▸ The exercise
Copy out all the lines exactly. Omit pictures.

[start of Dataset content]

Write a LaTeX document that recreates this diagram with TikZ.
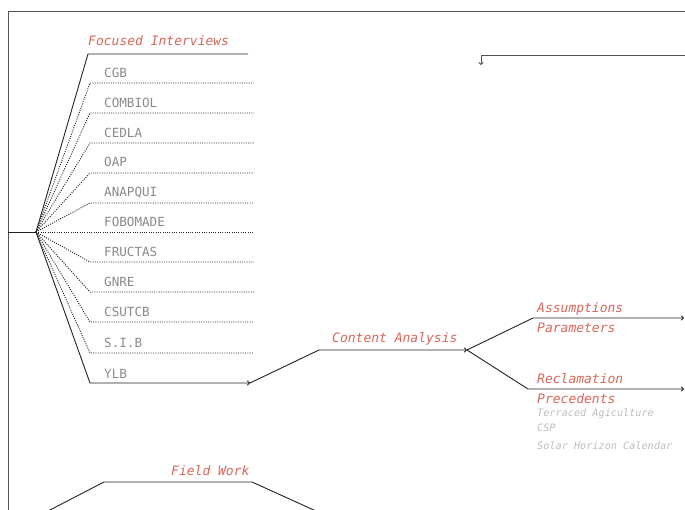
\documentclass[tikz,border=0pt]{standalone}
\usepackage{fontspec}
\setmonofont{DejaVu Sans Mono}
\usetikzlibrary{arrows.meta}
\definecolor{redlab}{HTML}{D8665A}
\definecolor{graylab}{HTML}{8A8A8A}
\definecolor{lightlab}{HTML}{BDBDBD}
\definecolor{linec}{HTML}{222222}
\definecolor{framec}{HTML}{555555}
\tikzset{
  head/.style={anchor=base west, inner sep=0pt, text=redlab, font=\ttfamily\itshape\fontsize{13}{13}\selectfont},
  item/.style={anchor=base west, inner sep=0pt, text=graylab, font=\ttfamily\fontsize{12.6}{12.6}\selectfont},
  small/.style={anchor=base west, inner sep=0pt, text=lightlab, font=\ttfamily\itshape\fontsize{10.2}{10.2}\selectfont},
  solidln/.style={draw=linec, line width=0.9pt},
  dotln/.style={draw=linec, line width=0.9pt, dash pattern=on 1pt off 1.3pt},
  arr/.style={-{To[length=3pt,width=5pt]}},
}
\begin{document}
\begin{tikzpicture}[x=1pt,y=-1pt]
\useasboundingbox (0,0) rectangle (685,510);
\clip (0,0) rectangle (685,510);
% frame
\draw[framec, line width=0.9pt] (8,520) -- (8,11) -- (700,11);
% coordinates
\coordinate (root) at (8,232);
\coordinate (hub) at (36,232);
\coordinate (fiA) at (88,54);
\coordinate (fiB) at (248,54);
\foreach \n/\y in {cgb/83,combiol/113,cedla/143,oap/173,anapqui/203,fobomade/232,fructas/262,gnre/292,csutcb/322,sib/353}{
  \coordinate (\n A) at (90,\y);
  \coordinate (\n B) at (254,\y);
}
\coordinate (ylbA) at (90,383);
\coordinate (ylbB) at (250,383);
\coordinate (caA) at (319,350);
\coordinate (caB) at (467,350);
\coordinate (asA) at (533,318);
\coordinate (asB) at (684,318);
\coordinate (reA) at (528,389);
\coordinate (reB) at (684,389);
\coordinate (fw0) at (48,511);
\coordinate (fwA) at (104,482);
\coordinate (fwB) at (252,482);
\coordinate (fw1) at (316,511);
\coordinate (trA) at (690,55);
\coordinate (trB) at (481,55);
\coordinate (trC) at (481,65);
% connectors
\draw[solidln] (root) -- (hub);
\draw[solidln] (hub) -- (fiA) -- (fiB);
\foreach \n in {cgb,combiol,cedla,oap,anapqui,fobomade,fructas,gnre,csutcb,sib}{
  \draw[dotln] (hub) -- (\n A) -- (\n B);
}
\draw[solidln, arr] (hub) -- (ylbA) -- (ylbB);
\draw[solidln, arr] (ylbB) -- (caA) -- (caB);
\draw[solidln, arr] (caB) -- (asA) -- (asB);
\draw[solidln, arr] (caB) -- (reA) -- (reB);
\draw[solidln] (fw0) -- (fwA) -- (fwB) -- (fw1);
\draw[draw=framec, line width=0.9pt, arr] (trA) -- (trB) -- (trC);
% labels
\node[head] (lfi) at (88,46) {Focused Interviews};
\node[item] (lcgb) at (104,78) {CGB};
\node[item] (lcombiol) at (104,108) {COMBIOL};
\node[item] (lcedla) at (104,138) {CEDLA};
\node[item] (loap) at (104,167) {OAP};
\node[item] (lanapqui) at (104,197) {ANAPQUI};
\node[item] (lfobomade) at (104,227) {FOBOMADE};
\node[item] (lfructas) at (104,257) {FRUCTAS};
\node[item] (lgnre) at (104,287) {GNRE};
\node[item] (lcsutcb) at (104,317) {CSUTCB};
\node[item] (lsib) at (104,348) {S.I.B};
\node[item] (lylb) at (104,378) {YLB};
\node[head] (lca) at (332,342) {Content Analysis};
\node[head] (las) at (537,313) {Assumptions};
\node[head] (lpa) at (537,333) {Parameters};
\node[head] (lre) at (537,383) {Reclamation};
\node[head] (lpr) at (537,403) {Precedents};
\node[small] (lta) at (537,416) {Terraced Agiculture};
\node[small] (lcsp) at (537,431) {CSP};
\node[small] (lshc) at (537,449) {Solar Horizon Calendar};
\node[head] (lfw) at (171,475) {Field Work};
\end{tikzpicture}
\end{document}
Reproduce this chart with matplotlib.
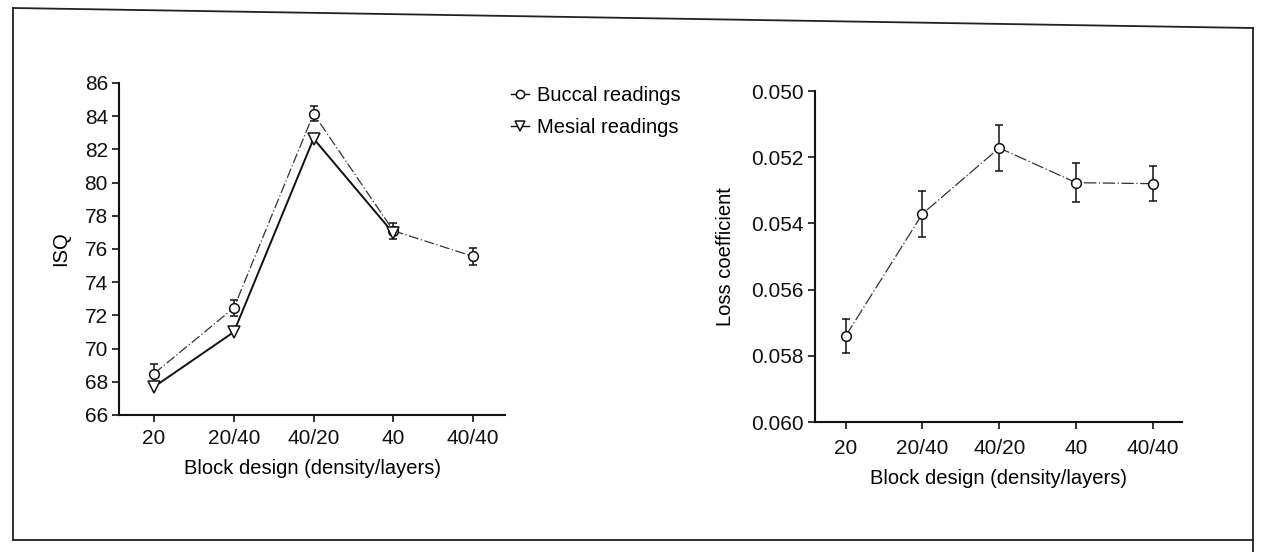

[end of Dataset content]

▸ Answer to the exercise
Write a LaTeX document that recreates this diagram with TikZ.
\documentclass[tikz,border=0pt]{standalone}
\usepackage{fontspec}
\setmonofont{DejaVu Sans Mono}
\usetikzlibrary{arrows.meta}
\definecolor{redlab}{HTML}{D8665A}
\definecolor{graylab}{HTML}{8A8A8A}
\definecolor{lightlab}{HTML}{BDBDBD}
\definecolor{linec}{HTML}{222222}
\definecolor{framec}{HTML}{555555}
\tikzset{
  head/.style={anchor=base west, inner sep=0pt, text=redlab, font=\ttfamily\itshape\fontsize{13}{13}\selectfont},
  item/.style={anchor=base west, inner sep=0pt, text=graylab, font=\ttfamily\fontsize{12.6}{12.6}\selectfont},
  small/.style={anchor=base west, inner sep=0pt, text=lightlab, font=\ttfamily\itshape\fontsize{10.2}{10.2}\selectfont},
  solidln/.style={draw=linec, line width=0.9pt},
  dotln/.style={draw=linec, line width=0.9pt, dash pattern=on 1pt off 1.3pt},
  arr/.style={-{To[length=3pt,width=5pt]}},
}
\begin{document}
\begin{tikzpicture}[x=1pt,y=-1pt]
\useasboundingbox (0,0) rectangle (685,510);
\clip (0,0) rectangle (685,510);
% frame
\draw[framec, line width=0.9pt] (8,520) -- (8,11) -- (700,11);
% coordinates
\coordinate (root) at (8,232);
\coordinate (hub) at (36,232);
\coordinate (fiA) at (88,54);
\coordinate (fiB) at (248,54);
\foreach \n/\y in {cgb/83,combiol/113,cedla/143,oap/173,anapqui/203,fobomade/232,fructas/262,gnre/292,csutcb/322,sib/353}{
  \coordinate (\n A) at (90,\y);
  \coordinate (\n B) at (254,\y);
}
\coordinate (ylbA) at (90,383);
\coordinate (ylbB) at (250,383);
\coordinate (caA) at (319,350);
\coordinate (caB) at (467,350);
\coordinate (asA) at (533,318);
\coordinate (asB) at (684,318);
\coordinate (reA) at (528,389);
\coordinate (reB) at (684,389);
\coordinate (fw0) at (48,511);
\coordinate (fwA) at (104,482);
\coordinate (fwB) at (252,482);
\coordinate (fw1) at (316,511);
\coordinate (trA) at (690,55);
\coordinate (trB) at (481,55);
\coordinate (trC) at (481,65);
% connectors
\draw[solidln] (root) -- (hub);
\draw[solidln] (hub) -- (fiA) -- (fiB);
\foreach \n in {cgb,combiol,cedla,oap,anapqui,fobomade,fructas,gnre,csutcb,sib}{
  \draw[dotln] (hub) -- (\n A) -- (\n B);
}
\draw[solidln, arr] (hub) -- (ylbA) -- (ylbB);
\draw[solidln, arr] (ylbB) -- (caA) -- (caB);
\draw[solidln, arr] (caB) -- (asA) -- (asB);
\draw[solidln, arr] (caB) -- (reA) -- (reB);
\draw[solidln] (fw0) -- (fwA) -- (fwB) -- (fw1);
\draw[draw=framec, line width=0.9pt, arr] (trA) -- (trB) -- (trC);
% labels
\node[head] (lfi) at (88,46) {Focused Interviews};
\node[item] (lcgb) at (104,78) {CGB};
\node[item] (lcombiol) at (104,108) {COMBIOL};
\node[item] (lcedla) at (104,138) {CEDLA};
\node[item] (loap) at (104,167) {OAP};
\node[item] (lanapqui) at (104,197) {ANAPQUI};
\node[item] (lfobomade) at (104,227) {FOBOMADE};
\node[item] (lfructas) at (104,257) {FRUCTAS};
\node[item] (lgnre) at (104,287) {GNRE};
\node[item] (lcsutcb) at (104,317) {CSUTCB};
\node[item] (lsib) at (104,348) {S.I.B};
\node[item] (lylb) at (104,378) {YLB};
\node[head] (lca) at (332,342) {Content Analysis};
\node[head] (las) at (537,313) {Assumptions};
\node[head] (lpa) at (537,333) {Parameters};
\node[head] (lre) at (537,383) {Reclamation};
\node[head] (lpr) at (537,403) {Precedents};
\node[small] (lta) at (537,416) {Terraced Agiculture};
\node[small] (lcsp) at (537,431) {CSP};
\node[small] (lshc) at (537,449) {Solar Horizon Calendar};
\node[head] (lfw) at (171,475) {Field Work};
\end{tikzpicture}
\end{document}
Reproduce this chart with matplotlib.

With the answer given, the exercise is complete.